The problem wasn’t, it couldn’t be (could it?) Islam itself, “one of the world’s major religions.” It had to be (didn’t it?) a perversion of Islam that was the culprit. The suffix “-ism” was deployed to mark the perversion. Not science, but “scientism,” not sex but sexism, not Islam but Islamism. You see the logic. The distinction has a familiar linguistic pedigree. Unfortunately, as the commentator Andrew Bostom pointed out in The American Thinker last November, until recently “Islamism” was just another name for Islam. The “ism” denoted not the sabotage but the substance of the phenomenon. The religion of Buddhists is Buddhism. Ditto for Judaism, Catholicism, Protestantism—and Islamism. Mr. Bostom reproduces a report from Sir Henry Layard, a British diplomat, who in 1843 witnessed the punishment prescribed by Sharia for apostasy:

An Armenian who had embraced Islamism [emphasis added] had returned to his former faith. For his apostasy he was condemned to death according to the Mohammedan [Islamic] law. His execution took place, accompanied by details of studied insult and indignity directed against Christianity and Europeans in general. The corpse was exposed in one of the most public and frequented places in Stamboul [Istanbul], and the head, which had been severed from the body, was placed upon it, covered by a European hat.

Similarly, as Mr.
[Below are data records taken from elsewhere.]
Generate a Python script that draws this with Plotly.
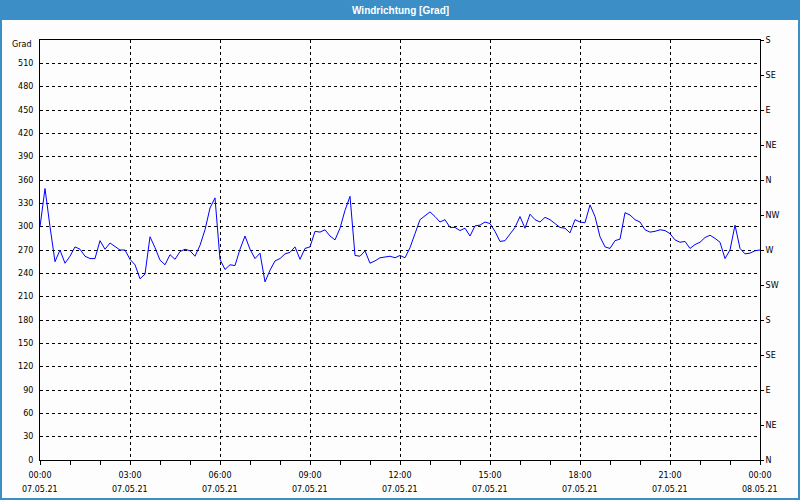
import pandas as pd
import plotly.graph_objects as go

# ---- data ----
start_time = "2021-05-07 00:00"
step_minutes = 10
direction_deg = [
    300, 349, 300, 255, 270, 253, 262, 274, 271, 262, 259, 259, 282, 271, 279, 275, 270, 270,
    258, 251, 233, 239, 287, 273, 257, 251, 264, 258, 268, 271, 269, 262, 276, 296, 324, 337,
    258, 245, 251, 250, 271, 288, 271, 259, 266, 229, 244, 256, 259, 265, 267, 274, 258, 272,
    274, 294, 293, 296, 288, 283, 298, 321, 339, 263, 262, 269, 253, 256, 260, 261, 262, 260,
    263, 260, 273, 291, 309, 314, 319, 313, 306, 309, 299, 299, 295, 298, 288, 301, 302, 306,
    304, 294, 281, 282, 291, 299, 313, 298, 316, 309, 306, 312, 309, 304, 299, 298, 292, 309,
    306, 305, 328, 313, 287, 274, 272, 282, 284, 318, 315, 309, 306, 296, 293, 294, 296, 295,
    291, 283, 280, 281, 272, 277, 280, 286, 289, 285, 280, 259, 270, 302, 272, 265, 266, 269,
    270,
]
times = pd.date_range(start_time, periods=len(direction_deg), freq=f"{step_minutes}min")

x_tick_times = ["2021-05-07 00:00", "2021-05-07 03:00", "2021-05-07 06:00", "2021-05-07 09:00",
                "2021-05-07 12:00", "2021-05-07 15:00", "2021-05-07 18:00", "2021-05-07 21:00",
                "2021-05-08 00:00"]
x_tick_time_text = ["00:00", "03:00", "06:00", "09:00", "12:00", "15:00", "18:00", "21:00", "00:00"]
x_tick_date_text = ["07.05.21"] * 8 + ["08.05.21"]

y_left_ticks = list(range(0, 511, 30))
y_right_ticks = list(range(0, 541, 45))
y_right_text = ["N", "NE", "E", "SE", "S", "SW", "W", "NW", "N", "NE", "E", "SE", "S"]

title_text = "Windrichtung [Grad]"
unit_text = "Grad"

# ---- layout geometry (pixels) ----
W, H = 800, 500
ML, MR, MT, MB = 40, 40, 40, 40
PW, PH = W - ML - MR, H - MT - MB


def px_x(px):
    return (px - ML) / PW


def px_y(py):
    return (H - MB - py) / PH


BLUE = "#3b8fc6"
BG = "#fcfdfc"
FONT = "DejaVu Sans"

fig = go.Figure()
fig.add_trace(go.Scatter(x=times, y=direction_deg, mode="lines",
                         line=dict(color="#0000ff", width=1), showlegend=False,
                         hoverinfo="x+y"))

fig.update_layout(
    width=W, height=H,
    margin=dict(l=ML, r=MR, t=MT, b=MB),
    paper_bgcolor=BG, plot_bgcolor=BG,
    font=dict(family=FONT, size=8, color="#000000"),
    showlegend=False,
    xaxis=dict(
        range=[x_tick_times[0], x_tick_times[-1]],
        tickmode="array", tickvals=x_tick_times, ticktext=x_tick_time_text,
        ticks="outside", ticklen=4, tickcolor="black", tickwidth=1,
        showline=True, linecolor="black", linewidth=1, mirror=True,
        showgrid=True, gridcolor="black", gridwidth=1, griddash="3px,3px",
        zeroline=False, ticklabelstandoff=3,
        minor=dict(dtick=3600000, ticks="outside", ticklen=4, tickcolor="black", showgrid=False),
        tickfont=dict(family=FONT, size=8, color="black"),
    ),
    yaxis=dict(
        range=[0, 540],
        tickmode="array", tickvals=y_left_ticks,
        ticks="", showline=True, linecolor="black", linewidth=1, mirror=True,
        showgrid=True, gridcolor="black", gridwidth=1, griddash="3px,3px",
        zeroline=False, ticklabelstandoff=4,
        tickfont=dict(family=FONT, size=8, color="black"),
    ),
    yaxis2=dict(
        range=[0, 540], overlaying="y", side="right",
        tickmode="array", tickvals=y_right_ticks, ticktext=y_right_text,
        ticks="outside", ticklen=3, tickcolor="black",
        showline=True, linecolor="black", linewidth=1,
        showgrid=False, zeroline=False,
        tickfont=dict(family=FONT, size=8, color="black"),
    ),
)

# invisible trace so the right axis is bound to the same data
fig.add_trace(go.Scatter(x=times, y=direction_deg, yaxis="y2", mode="lines",
                         line=dict(color="rgba(0,0,0,0)", width=0), showlegend=False,
                         hoverinfo="skip"))

shapes = [
    # window border
    dict(type="rect", xref="paper", yref="paper",
         x0=px_x(1), x1=px_x(W - 1), y0=px_y(H - 1), y1=px_y(10),
         line=dict(color=BLUE, width=2), fillcolor="rgba(0,0,0,0)", layer="below"),
    # title bar
    dict(type="rect", xref="paper", yref="paper",
         x0=px_x(0), x1=px_x(W), y0=px_y(20), y1=px_y(0),
         line=dict(width=0), fillcolor=BLUE, layer="below"),
]
fig.update_layout(shapes=shapes)

annotations = [
    dict(text=f"<b>{title_text}</b>", xref="paper", yref="paper", x=px_x(400), y=px_y(10),
         showarrow=False, xanchor="center", yanchor="middle",
         font=dict(family="Liberation Sans", size=10, color="white")),
    dict(text=unit_text, xref="paper", yref="paper", x=px_x(33), y=px_y(45),
         showarrow=False, xanchor="right", yanchor="middle",
         font=dict(family=FONT, size=8, color="black")),
]
for t, d in zip(x_tick_times, x_tick_date_text):
    annotations.append(dict(text=d, x=t, xref="x", yref="paper", y=px_y(489),
                            showarrow=False, xanchor="center", yanchor="middle",
                            font=dict(family=FONT, size=8, color="black")))
fig.update_layout(annotations=annotations)

fig.write_html("out.html")
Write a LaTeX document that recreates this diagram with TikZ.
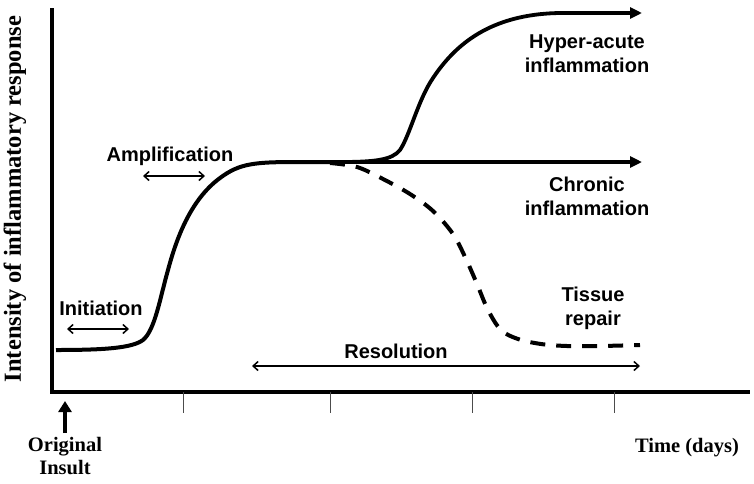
\documentclass[tikz,border=0pt]{standalone}
\usepackage{fontspec}
\setmainfont{Liberation Serif}
\setsansfont{Liberation Sans}
\usetikzlibrary{arrows.meta}
\begin{document}
\begin{tikzpicture}[x=1pt,y=-1pt,
  lbl/.style={font=\sffamily\bfseries\fontsize{20}{24}\selectfont, align=center, inner sep=0pt},
  axlbl/.style={font=\rmfamily\bfseries\fontsize{20.5}{23}\selectfont, align=center, inner sep=0pt},
  axisline/.style={line width=4pt, line cap=rect},
  tickline/.style={line width=1pt, black!70},
  curve/.style={line width=4pt, line join=round},
  bigarrow/.style={line width=3.5pt, -{Triangle[length=12pt,width=11pt]}},
  spanarrow/.style={line width=1.5pt, {Straight Barb[length=5pt,width=9pt]}-{Straight Barb[length=5pt,width=9pt]}},
  dashcurve/.style={line width=4pt, dash pattern=on 15pt off 11pt}]
\useasboundingbox (0,0) rectangle (754,483);

% axes
\coordinate (ytop) at (52,10);
\coordinate (origin) at (52,392);
\coordinate (xend) at (748,392);
\draw[axisline] (ytop) -- (origin) -- (xend);
\foreach \x in {183,330,472,614}
  \draw[tickline] (\x,392) -- (\x,413);

% axis labels
\node[axlbl, font=\rmfamily\bfseries\fontsize{24.5}{28}\selectfont, rotate=90] (ylab) at (15,199) {Intensity of inflammatory response};
\node[axlbl] (time) at (687,448) {Time (days)};
\node[axlbl] (insult) at (65,456) {Original\\Insult};
\coordinate (insulttip) at (65,401);
\draw[line width=4pt, -{Triangle[length=11pt,width=13pt]}] ([yshift=4pt]insult.north) -- (insulttip);

% main curve
\draw[curve] (56,350) .. controls (105,350) and (132,348) .. (143,340)
  .. controls (155,330) and (160,298) .. (168,270)
  .. controls (176,240) and (190,200) .. (220,178)
  .. controls (240,163) and (255,162) .. (300,162) -- (340,162);

% chronic
\coordinate (chronA) at (295,162);
\coordinate (chronB) at (642,162);
\draw[bigarrow] (chronA) -- (chronB);

% hyper-acute
\coordinate (hypB) at (642,13);
\draw[curve, line width=3.8pt, -{Triangle[length=12pt,width=11pt]}] (340,162) .. controls (375,162) and (392,160) .. (400,150)
  .. controls (410,135) and (418,100) .. (433,78)
  .. controls (455,45) and (490,14) .. (560,13) -- (hypB);

% resolution dashed
\draw[dashcurve] plot[smooth, tension=0.55] coordinates {(330,163) (357,167) (383,179) (410,194) (433,211) (453,234) (466,259) (477,284) (488,310) (501,330) (518,339) (541,344) (567,346) (600,346) (640,345)};

% labels
\node[lbl] (hyp) at (587,54) {Hyper-acute\\inflammation};
\node[lbl] (chron) at (587,196) {Chronic\\inflammation};
\node[lbl] (tissue) at (593,308) {Tissue\\repair};
\node[lbl] (resol) at (396,351) {Resolution};
\node[lbl] (ampl) at (170,156) {Amplification};
\node[lbl] (init) at (101,308) {Initiation};

% span arrows
\coordinate (iniA) at (67,329); \coordinate (iniB) at (129,329);
\draw[spanarrow] (iniA) -- (iniB);
\coordinate (ampA) at (143,176); \coordinate (ampB) at (205,176);
\draw[spanarrow] (ampA) -- (ampB);
\coordinate (resA) at (252,366); \coordinate (resB) at (640,366);
\draw[spanarrow] (resA) -- (resB);
\end{tikzpicture}
\end{document}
Bostom points out, until recently, scholars who studied Islam were referred to as “Islamists.” The point is that while it may be consoling to us Westerners to posit a distinction between everyday Islam which is as antiseptic as (say) Methodism and the behavior of jihadis, ayatollahs, etc., it is not at all clear that the distinction thrives within Islam itself. Mr. Bostom quotes Prime Minister Recep Tayyip Erdogùan of Turkey who in 2007 commented on the common Western description of his political party as an example of “moderate Islam.” “These descriptions are very ugly,” he said. “It is offensive and an insult to our religion. There is no moderate or immoderate Islam. Islam is Islam and that’s it.”

“Islam is Islam and that’s it.” Is the Turkish Prime Minister wrong? Maybe. But when it comes to Geert Wilders, we think of the cataract of criticism Winston Churchill endured in the mid-1930s when he was almost a lone voice warning against the rise of Nazism. He was extreme. He was radical. But he was also right. We suspect history will say the same of Geert Wilders.